The present invention relates to a semiconductor laser light source unit used for a remote control unit, an optical transmission unit, a unit for high-speed optical communication, etc.
Conventionally, a GaAs LED (wavelength: 950 nm) is used as a light source for a remote controller. While the GaAs LED has a rise time of 1 .mu.sec, an AlGaAs LED (wavelength: 850 nm), which has come to be used as a light source for high-speed optical signal transmission, has a shorter rise time of 0.3 .mu.sec.
However, even the AlGaAs LED cannot be used to transmit a high-frequency signal of more than 1 MHz. That is, the infrared light of the AlGaAs LED cannot accommodate the spatial transmission of an audio-video signal and an optical signal for communication between computers, which signals should carry a large amount of information.
To accommodate such cases, a semiconductor laser, whose build up is faster than the above-mentioned infrared LEDs and which enables transmission of high-speed pulses, is now being given much attention. However, the divergence angle of a laser beam emitted from the semiconductor laser depends on the angle around its axis, and the beam cross-section is elliptical rather than circular. More specifically, the laser beam travels toward a light-receiving surface with its cross-section assuming an elliptical far field pattern (FFP) whose major-axis is perpendicular to the pn junction plane (hereinafter also called "chip junction plane") of a laser chip.
Therefore, the laser beam can be directed easily so as to properly illuminate a predetermined position in the major-axis direction of the elliptical pattern, but is hardly directed to the predetermined position in the minor-axis direction (i.e., the direction in parallel with the chip junction plane) in which direction the light intensity distribution is too narrow.

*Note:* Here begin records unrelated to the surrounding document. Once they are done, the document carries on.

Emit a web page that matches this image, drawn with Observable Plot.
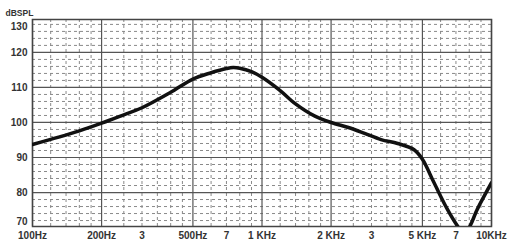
<!DOCTYPE html>
<html><head><meta charset="utf-8">
<script src="https://cdn.jsdelivr.net/npm/d3@7"></script>
<script src="https://cdn.jsdelivr.net/npm/@observablehq/plot@0.6"></script>
<style>body{margin:0;background:#fff}</style>
</head><body><div id="chart"></div>
<script>
const freqs = [100,130,160,200,250,300,400,500,600,700,750,800,900,1000,1200,1400,1700,2000,2400,2800,3300,3900,4600,5000,5600,6400,7100,7500,7900,8700,10000];
const spl   = [93.7,95.8,97.6,99.8,102.2,104.2,108.6,112.4,114.2,115.4,115.7,115.5,114.5,112.9,109.1,105.3,101.8,100.0,98.5,96.9,95.1,94.0,92.2,89.5,83,75.4,70.5,68.5,69.5,75.4,82.8];
const majorX = [100,200,500,1000,2000,5000,10000];
const minorX = [120,140,160,180,250,300,350,400,450,600,700,800,900,1200,1400,1600,1800,2500,3000,3500,4000,4500,6000,7000,8000,9000];
const majorY = [80,90,100,110,120];
const minorY = d3.range(72,130,2).filter(v => v % 10 !== 0);
const xTickVals = [100,200,300,500,700,1000,2000,3000,5000,7000,10000];
const xTickText = ["100Hz","200Hz","3","500Hz","7","1 KHz","2 KHz","3","5 KHz","7","10KHz"];
const yTicks = [80,90,100,110,120];

const data = freqs.map((f,i)=>({f, v: spl[i]}));
const font = "'Liberation Sans', Arial, sans-serif";

const chart = Plot.plot({
  width: 520, height: 250,
  marginLeft: 32, marginRight: 29, marginTop: 19, marginBottom: 24,
  style: {fontFamily: font, fontSize: "10px", color: "#222", background: "#fff"},
  x: {type: "log", domain: [100, 10000], axis: null},
  y: {domain: [70.3, 129.4], axis: null},
  marks: [
    Plot.ruleX(minorX, {stroke: "#8a8a8a", strokeDasharray: "3,3", strokeWidth: 1}),
    Plot.ruleY(minorY, {stroke: "#8a8a8a", strokeDasharray: "3,3", strokeWidth: 1}),
    Plot.ruleX(majorX, {stroke: "#555", strokeWidth: 1.2}),
    Plot.ruleY(majorY, {stroke: "#555", strokeWidth: 1.2}),
    Plot.frame({stroke: "#444", strokeWidth: 1.5}),
    Plot.text(xTickVals, {x: d => d, frameAnchor: "bottom", dy: 12, text: (d,i) => xTickText[i], fontWeight: "bold", fill: "#333"}),
    Plot.axisY(yTicks, {tickSize: 0, tickPadding: 5, fontWeight: "bold", fill: "#333", label: null}),
    Plot.axisY([130], {tickSize: 0, tickPadding: 5, dy: 9, fontWeight: "bold", fill: "#333", label: null}),
    Plot.axisY([70], {tickSize: 0, tickPadding: 5, dy: -6, fontWeight: "bold", fill: "#333", label: null}),
    Plot.text(["dBSPL"], {frameAnchor: "top-left", dx: -27, dy: -10, textAnchor: "start", fontWeight: "bold", fill: "#333", fontSize: 8.5, letterSpacing: "0.8px"}),
    Plot.line(data, {x: "f", y: "v", stroke: "#111", strokeWidth: 3.5, curve: "catmull-rom", clip: true})
  ]
});
document.getElementById("chart").append(chart);
</script></body></html>
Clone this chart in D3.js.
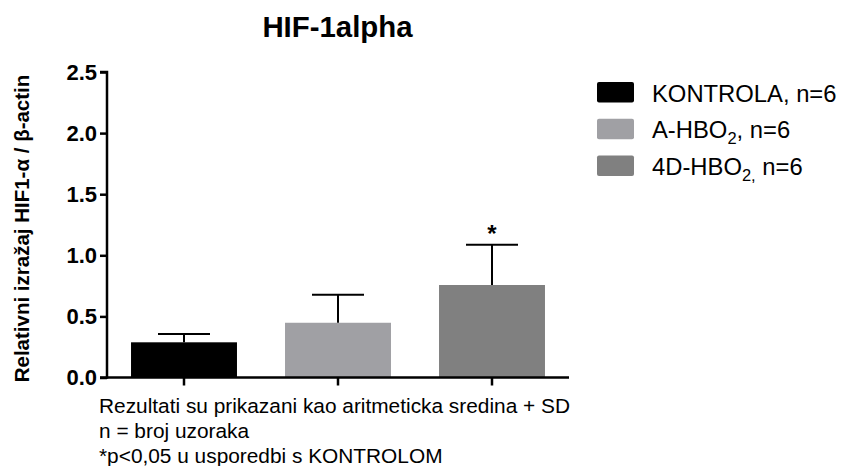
<!DOCTYPE html>
<html><head><meta charset="utf-8">
<script src="https://cdn.jsdelivr.net/npm/d3@7/dist/d3.min.js"></script>
<style>body{margin:0;background:#fff}svg{display:block}text{font-family:"Liberation Sans",Arial,sans-serif}</style>
</head><body>
<svg id="c" width="842" height="466"></svg>
<script>
const categories = ["KONTROLA", "A-HBO2", "4D-HBO2"];
const means = [0.288, 0.448, 0.757];
const sds = [0.068, 0.230, 0.330];
const colors = ["#000000", "#a0a0a4", "#808080"];
const significant = [false, false, true];
const yTicks = [0.0, 0.5, 1.0, 1.5, 2.0, 2.5];
const legendLabels = [["KONTROLA, n=6", "", ""], ["A-HBO", "2", ", n=6"], ["4D-HBO", "2,", " n=6"]];
const notes = ["Rezultati su prikazani kao aritmeticka sredina + SD", "n = broj uzoraka", "*p<0,05 u usporedbi s KONTROLOM"];

const svg = d3.select("#c");
const x = d3.scaleBand().domain(categories).range([107, 569]).paddingInner(0.312).paddingOuter(0.156);
const y = d3.scaleLinear().domain([0, 2.5]).range([377.5, 72]);

// title
svg.append("text").attr("x", 337.5).attr("y", 37).attr("text-anchor", "middle")
  .attr("font-size", 29.4).attr("font-weight", "bold").text("HIF-1alpha");

// bars
svg.selectAll("rect.bar").data(categories).enter().append("rect")
  .attr("x", d => x(d)).attr("width", x.bandwidth())
  .attr("y", (d, i) => y(means[i])).attr("height", (d, i) => y(0) - y(means[i]))
  .attr("fill", (d, i) => colors[i]);

// error bars
const eb = svg.append("g").attr("stroke", "#000").attr("stroke-width", 2);
categories.forEach((c, i) => {
  const cx = x(c) + x.bandwidth() / 2;
  eb.append("line").attr("x1", cx).attr("x2", cx).attr("y1", y(means[i])).attr("y2", y(means[i] + sds[i]));
  eb.append("line").attr("x1", cx - 26).attr("x2", cx + 26).attr("y1", y(means[i] + sds[i])).attr("y2", y(means[i] + sds[i]));
  if (significant[i]) {
    svg.append("text").attr("x", cx).attr("y", y(means[i] + sds[i]) - 3).attr("text-anchor", "middle")
      .attr("font-size", 24).attr("font-weight", "bold").text("*");
  }
});

// axes
const yAxis = d3.axisLeft(y).tickValues(yTicks).tickFormat(d3.format(".1f")).tickSize(7).tickPadding(3);
const gy = svg.append("g").attr("transform", "translate(107,0)").call(yAxis);
gy.select(".domain").attr("stroke-width", 2.5).attr("d", `M-7,${y(2.5)}H0V${y(0)}H-7`);
gy.selectAll(".tick line").attr("stroke-width", 2.5);
gy.selectAll(".tick text").attr("font-size", 22).attr("font-weight", "bold").attr("fill", "#000")
  .style("font-family", '"Liberation Sans",Arial,sans-serif');

const xAxis = d3.axisBottom(x).tickSize(8).tickFormat("");
const gx = svg.append("g").attr("transform", `translate(0,${y(0)})`).call(xAxis);
gx.select(".domain").attr("stroke-width", 2.5).attr("d", "M107,0H569");
gx.selectAll(".tick line").attr("stroke-width", 2.5);

// y title
svg.append("text").attr("transform", "translate(22,228.5) rotate(-90)").attr("text-anchor", "middle")
  .attr("dy", "0.35em").attr("font-size", 20.5).attr("font-weight", "bold").text("Relativni izražaj HIF1-α / β-actin");

// legend
const lg = svg.append("g");
legendLabels.forEach((lab, i) => {
  const yy = 82 + i * 36.7;
  lg.append("rect").attr("x", 597).attr("y", yy).attr("width", 37).attr("height", 20.5).attr("rx", 2)
    .attr("fill", colors[i]);
  const t = lg.append("text").attr("x", 652).attr("y", yy + 19.5).attr("font-size", 23.8);
  t.append("tspan").text(lab[0]);
  if (lab[1]) {
    t.append("tspan").attr("dy", 6).attr("font-size", 16.5).text(lab[1]);
    t.append("tspan").attr("dy", -6).text(lab[2]);
  }
});

// notes
notes.forEach((n, i) => {
  svg.append("text").attr("x", 99).attr("y", 413 + i * 25).attr("font-size", 20.85).text(n);
});
</script>
</body></html>
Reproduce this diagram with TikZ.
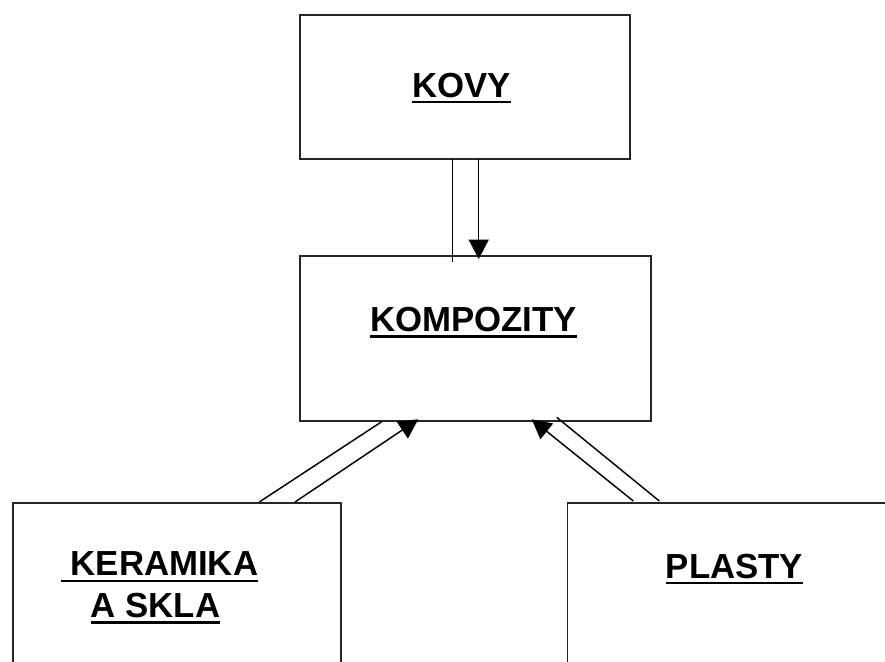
\documentclass[tikz,border=0pt]{standalone}
\usepackage{fontspec}
\setmainfont{Liberation Sans}
\usetikzlibrary{arrows.meta,calc}
\newcommand\ulbox[1]{\setbox0\hbox{#1}\rlap{\rule[-4.7pt]{\wd0}{2pt}}\box0}
\begin{document}
\begin{tikzpicture}[x=0.75pt,y=-0.75pt,
  box/.style={draw=black!85,line width=1.4pt,rectangle,inner sep=0pt,outer sep=0pt},
  lbl/.style={font=\fontsize{26.1}{31.3}\selectfont\bfseries,inner sep=0pt,outer sep=0pt},
  conn/.style={line width=1.1pt},
  arr/.style={conn,-{Triangle[length=14.5pt,width=15pt]}}]
\useasboundingbox (0,0) rectangle (885,661);
\clip (0,0) rectangle (885,661);
\fill[white] (0,0) rectangle (885,661);
% boxes
\node[box,minimum width=247.5pt,minimum height=108pt] (kovy) at (465,87) {};
\node[box,minimum width=263.25pt,minimum height=123.75pt] (komp) at (475.5,338.5) {};
\node[box,minimum width=246pt,minimum height=150pt] (ker) at (176.7,603) {};
\node[box,minimum width=249pt,minimum height=150pt] (pl) at (733.5,603) {};
% labels
\node[lbl,anchor=base] (kovyT) at (461.5,97) {\ulbox{KOVY}};
\node[lbl,anchor=base] (kompT) at (473.5,331.7) {\ulbox{KOMPOZITY}};
\node[lbl,anchor=base] (plT) at (734.5,578) {\ulbox{PLASTY}};
\node[lbl,anchor=base west,align=left] (kerT) at (61,617.7) {\ulbox{\ KERAMIKA}\\\hspace*{22.3pt}\ulbox{A SKLA}};
% connectors
\draw[conn] ($(kovy.south west)+(152.3,0)$) -- ($(komp.north west)+(152.3,6)$);
\draw[arr] ($(kovy.south west)+(178.7,0)$) -- ($(komp.north west)+(178.7,3)$);
\draw[conn] ($(ker.north west)+(246.6,-1)$) -- ($(komp.south west)+(81.7,0.7)$);
\draw[arr] ($(ker.north west)+(282.3,-1)$) -- ($(komp.south west)+(118.3,-1.7)$);
\draw[conn] ($(pl.north west)+(91.8,-2)$) -- ($(komp.south west)+(256.7,-3.7)$);
\draw[arr] ($(pl.north west)+(65.8,-2)$) -- ($(komp.south west)+(231.7,-1.7)$);
\end{tikzpicture}
\end{document}
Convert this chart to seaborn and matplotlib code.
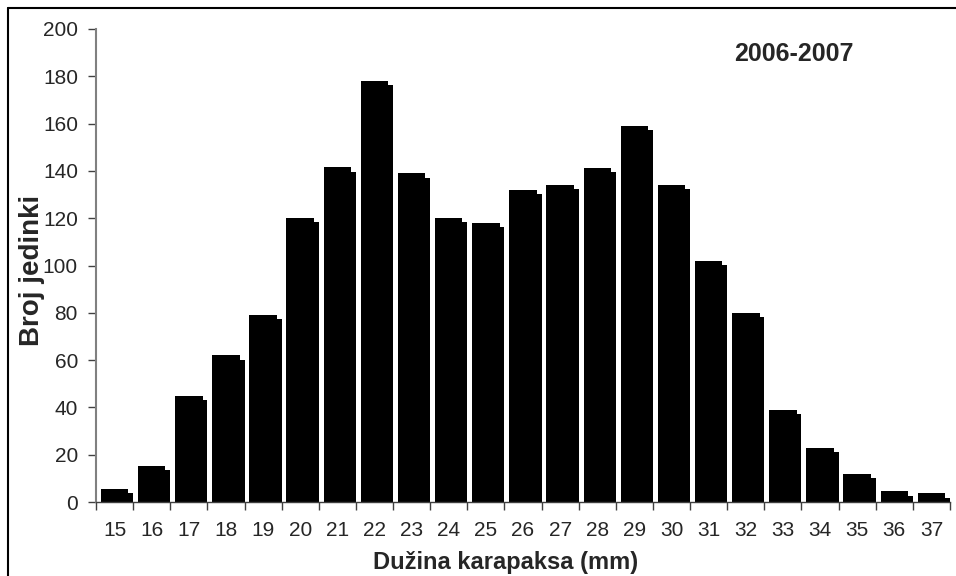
import numpy as np
import pandas as pd
import seaborn as sns
import matplotlib.pyplot as plt
from matplotlib.lines import Line2D
from matplotlib.ticker import FixedLocator

# carapace length classes (mm) and number of individuals
lengths = [str(v) for v in range(15, 38)]
counts = [5.5, 15.4, 45, 62, 79, 120, 141.5, 178, 139, 120, 118, 132, 134,
          141.4, 159, 134, 102, 80, 39, 23, 12, 4.5, 3.6]
shadow_drop = 1.8

df = pd.DataFrame({"Duzina": lengths, "Broj": counts})
df["Sjena"] = df["Broj"] - shadow_drop

sns.set_style("white")
plt.rcParams["font.family"] = ["Liberation Sans", "DejaVu Sans"]

fig = plt.figure(figsize=(9.56, 5.76), dpi=100)
ax = fig.add_axes([96 / 956, 1 - 502 / 576, 854 / 956, 473 / 576])

# shadow bars first, shifted right
sns.barplot(data=df, x="Duzina", y="Sjena", color="black", width=0.74,
            saturation=1, ax=ax)
n_shadow = len(ax.patches)
for p in ax.patches:
    p.set_x(p.get_x() + 0.13)
    p.set_edgecolor("none")
sns.barplot(data=df, x="Duzina", y="Broj", color="black", width=0.74,
            saturation=1, ax=ax)
for p in ax.patches[n_shadow:]:
    p.set_edgecolor("none")

ax.set_xlim(-0.5, len(lengths) - 0.5)
ax.set_ylim(0, 200)
ax.set_yticks(range(0, 201, 20))

ax.xaxis.set_minor_locator(FixedLocator(np.arange(-0.5, len(lengths), 1)))
ax.tick_params(axis="x", which="major", length=0, pad=14, labelsize=15)
ax.tick_params(axis="x", which="minor", bottom=True, length=6, width=1,
               color="#404040", direction="out")
ax.tick_params(axis="y", which="major", left=True, length=6, width=1,
               color="#404040", pad=7, labelsize=15, direction="out")

for side in ["top", "right"]:
    ax.spines[side].set_visible(False)
ax.spines["left"].set_color("#808080")
ax.spines["left"].set_linewidth(1.5)
ax.spines["bottom"].set_color("#404040")
ax.spines["bottom"].set_linewidth(1)

ax.set_xlabel("Dužina karapaksa (mm)", fontsize=17, fontweight="bold")
ax.set_ylabel("Broj jedinki", fontsize=20, fontweight="bold")
ax.xaxis.set_label_coords(0.48, -0.104)
ax.yaxis.set_label_coords(-0.06, 0.49)

ax.text(0.817, 0.947, "2006-2007", transform=ax.transAxes, fontsize=18,
        fontweight="bold", ha="center", va="center")

# frame lines on the left and top of the picture
fig.add_artist(Line2D([8 / 956, 8 / 956], [0, 1 - 8 / 576], color="black",
                      lw=1.5, transform=fig.transFigure))
fig.add_artist(Line2D([8 / 956, 1], [1 - 8 / 576, 1 - 8 / 576], color="black",
                      lw=1.5, transform=fig.transFigure))

fig.savefig("out.png", dpi=100)
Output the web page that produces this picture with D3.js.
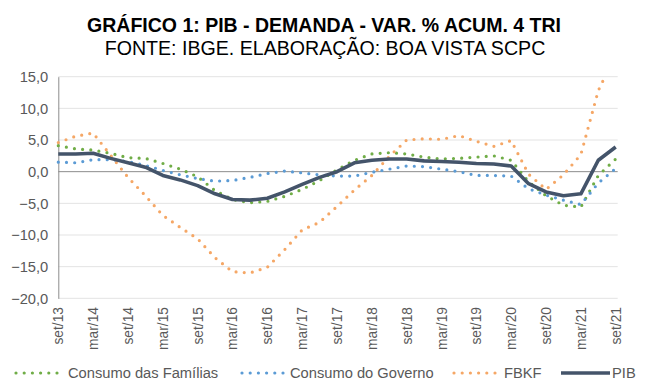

For example, when a device including a semiconductor laser is installed, its positioning with respect to a light-receiving surface is very difficult. In particular, such positioning by manual handling is extremely difficult.
On the other hand, the angular half-width (full width at half maximum) of the light intensity distribution in the major-axis direction of the elliptical pattern (the cross-section perpendicular to the beam axis) varies over a wide range of 25.degree. to 45.degree.. As a result, a peripheral part of the laser beam cannot be utilized because its light intensity is too low. For example, if the half-width of the light intensity distribution is in the 350.degree.-45.degree. range, the peripheral part of the beam has too low intensity to be used in a remote controller.
As a countermeasure, the light output power of the semiconductor laser needs to be increased to compensate for the unusable peripheral part of the beam. However, there arises a problem that high-light-output semiconductor lasers are expensive and have large electric power consumption. They are not suitable specifically for a battery-driven, handy terminal.